In mid-1920, Makhno formed another alliance with the Bolsheviks against White forces led by Wrangel. This alliance with the Bolsheviks caused many within Nabat to withdraw their support for Makhnovists. Makhno, on the other hand, claimed that the writers and activists in Nabat could maintain the luxury of their ideological purity since they were not involved in combat and subject to casualties. Tactically, however, the alliance with the Bolsheviks proved to be a serious mistake, since after the defeat of Wrangel they quickly turned on the Makhnovshchina. On November 26, 1920, the Bolsheviks coordinated their attack on the Makhnovshchina power base in Hulyai Pole with a countrywide roundup of anarchists. Voline and many others were arrested at the Nabat conference in Kharkov. Although Voline would secure his release in the following months, many Nabat members and anarchists disappeared in Soviet prisons and concentration camps. Nabat was utterly destroyed by the end of 1920, and its allies in the Makhnovshchina would only hold out until the spring of 1921.
AFTER MAKHNO
Only a minor underground anarchist movement existed in Ukraine after the defeat of the Makhnovshchina. It would resurface briefly during World War II in support of the partisan units fighting both Stalin and the Germans, but, for the most part, the anarchist movement was dormant in the face of a hostile Soviet regime.

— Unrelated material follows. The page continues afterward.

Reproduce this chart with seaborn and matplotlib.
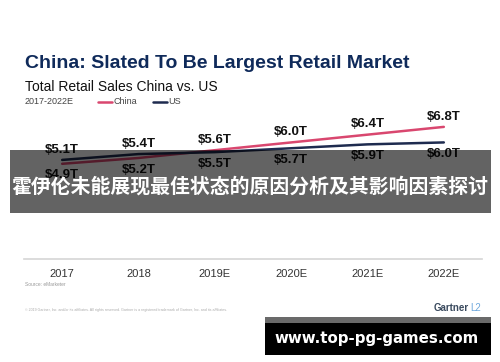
import matplotlib
matplotlib.use("Agg")
import matplotlib.pyplot as plt
import matplotlib.patches as mpatches
import pandas as pd
import seaborn as sns

# data
years = ["2017", "2018", "2019E", "2020E", "2021E", "2022E"]
china = [4.9, 5.2, 5.6, 6.0, 6.4, 6.8]
us = [5.1, 5.4, 5.5, 5.7, 5.9, 6.0]

PINK = "#d9476f"
NAVY = "#1e2b4f"

df = pd.DataFrame({
    "year": years * 2,
    "x": list(range(len(years))) * 2,
    "sales": china + us,
    "series": ["China"] * len(years) + ["US"] * len(years),
})

sns.set_theme(style="white")
plt.rcParams["font.family"] = ["Liberation Sans", "DejaVu Sans"]

W, H = 500, 362
fig = plt.figure(figsize=(W / 100, H / 100), dpi=100)
ax = fig.add_axes([24 / W, 1 - 259 / H, (482 - 24) / W, (259 - 123) / H])

sns.lineplot(data=df, x="x", y="sales", hue="series",
             palette={"China": PINK, "US": NAVY}, linewidth=1.8,
             legend=False, ax=ax)

ax.set_xlim(-0.5, len(years) - 0.5)
ax.set_ylim(0, 7)
ax.set_xticks(range(len(years)))
ax.set_xticklabels(years, fontsize=8, color="#333333")
ax.tick_params(axis="x", length=0, pad=7)
ax.set_yticks([])
ax.set_xlabel("")
ax.set_ylabel("")
for s in ["top", "left", "right"]:
    ax.spines[s].set_visible(False)
ax.spines["bottom"].set_color("#d5d5d5")
ax.spines["bottom"].set_linewidth(1.2)

# value labels: higher one above, lower one below
for i in range(len(years)):
    hi, lo = max(china[i], us[i]), min(china[i], us[i])
    ax.annotate(f"${hi:.1f}T", (i, hi), xytext=(0, 3), textcoords="offset points",
                ha="center", va="bottom", fontsize=9.5, fontweight="bold", color="#111111")
    ax.annotate(f"${lo:.1f}T", (i, lo), xytext=(0, -4), textcoords="offset points",
                ha="center", va="top", fontsize=9.5, fontweight="bold", color="#111111")

def fx(px):
    return px / W

def fy(py):
    return 1 - py / H

fig.text(fx(25), fy(63), "China: Slated To Be Largest Retail Market", fontsize=14,
         fontweight="bold", color="#0f2a5a", va="center", ha="left")
fig.text(fx(25), fy(87), "Total Retail Sales China vs. US", fontsize=10,
         color="#111111", va="center", ha="left")
fig.text(fx(25), fy(102), "2017-2022E", fontsize=6.5, color="#444444", va="center", ha="left")
fig.add_artist(plt.Line2D([fx(98), fx(112)], [fy(102), fy(102)], color=PINK, lw=1.8))
fig.text(fx(113), fy(102), "China", fontsize=6.5, color="#444444", va="center", ha="left")
fig.add_artist(plt.Line2D([fx(153), fx(167)], [fy(102), fy(102)], color=NAVY, lw=1.8))
fig.text(fx(168), fy(102), "US", fontsize=6.5, color="#444444", va="center", ha="left")

fig.text(fx(25), fy(285), "Source: eMarketer", fontsize=3.5, color="#999999", va="center")
fig.text(fx(25), fy(310),
         "\u00a9 2019 Gartner, Inc. and/or its affiliates. All rights reserved. Gartner is a "
         "registered trademark of Gartner, Inc. and its affiliates.",
         fontsize=2.6, color="#aaaaaa", va="center")
fig.text(fx(469), fy(308), "Gartner", fontsize=7, fontweight="bold", color="#3a4a5e",
         va="center", ha="right")
fig.text(fx(470), fy(308), "L2", fontsize=7, color="#6fa8dc", va="center", ha="left")

# overlay banners
fig.add_artist(mpatches.Rectangle((fx(10), fy(213)), (491 - 10) / W, (213 - 150) / H,
                                  transform=fig.transFigure, facecolor="black",
                                  alpha=0.61, edgecolor="none"))
fig.text(fx(250), fy(186), "霍伊伦未能展现最佳状态的原因分析及其影响因素探讨",
         fontsize=14.3, fontweight="bold", color="white", ha="center", va="center",
         family=["Noto Sans CJK SC", "DejaVu Sans"])

fig.add_artist(mpatches.Rectangle((fx(265), fy(323)), (491 - 265) / W, (323 - 317) / H,
                                  transform=fig.transFigure, facecolor="#6a6a6a",
                                  edgecolor="none"))
fig.add_artist(mpatches.Rectangle((fx(265), fy(355)), (491 - 265) / W, (355 - 323) / H,
                                  transform=fig.transFigure, facecolor="black",
                                  edgecolor="none"))
fig.text(fx(377), fy(338), "www.top-pg-games.com", fontsize=10.8, fontweight="bold",
         color="white", ha="center", va="center", family=["DejaVu Sans"])

fig.savefig("out.png", dpi=100)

By 1987, with the glasnost-era Soviet Union relaxing its suppression of political dissidents, anarchocommunist and Makhno study groups began reviving the anarchist movement in Ukraine. Outside of simply coordinating and networking, the main task of the Ukrainian anarchists was to rehabilitate the anarchist tradition in the face of Soviet historical revisionism, which depicted the Makhnovshchina as either murdering bandits or bourgeois nihilists. Despite the support of the emerging environmentalist movement and the modest base of some 500 anarchists across the country, the Ukrainian anarchist movement largely collapsed due to internal problems only a few years later. By 1993, the “second-wave” Ukrainian anarchist movement was finished.
Despite its strong history and tradition, the Ukrainian anarchist movement has not experienced the same revival in recent years witnessed in other post-Soviet countries such as Bulgaria or Czechoslovakia. Although smaller anarchocommunist and syndicalist groups have formed throughout the country, they have yet to create the vibrant anarchist and activist scene of other countries within the region.
REFERENCES AND SUGGESTED READINGS
Arshinov, P. (1974) History of the Makhnovist Movement, 1918–1921. Detroit: Black & Red.
Eichenbaum, V. M. [Voline] (1974) The Unknown Revolution, 1917–1921. New York: Free Life Editions.
Dubovik, A. & Skorzitsky, A. (1995) A Survey of the Anarchist Movement in Ukraine (1987–1994). Available at flag.blackened.net.
Goldman, E. (1923) [2003] My Disillusionment in Russia. London: Dover.
Makhno, N. (1928) [2007] The Russian Revolution in Ukraine (March 1917-April 1918). Edmonton: Black Cat Press.
Palij, M. (1976) The Anarchism of Nestor Makhno, 1918–1921: An Aspect of the Ukrainian Revolution. Seattle: University of Washington Press.
Skirda, A. (2004) Nestor Makhno: Anarchy’s Cossack: The Struggle for Free Soviets in Ukraine, 1917–1921. Edinburgh: AK Press.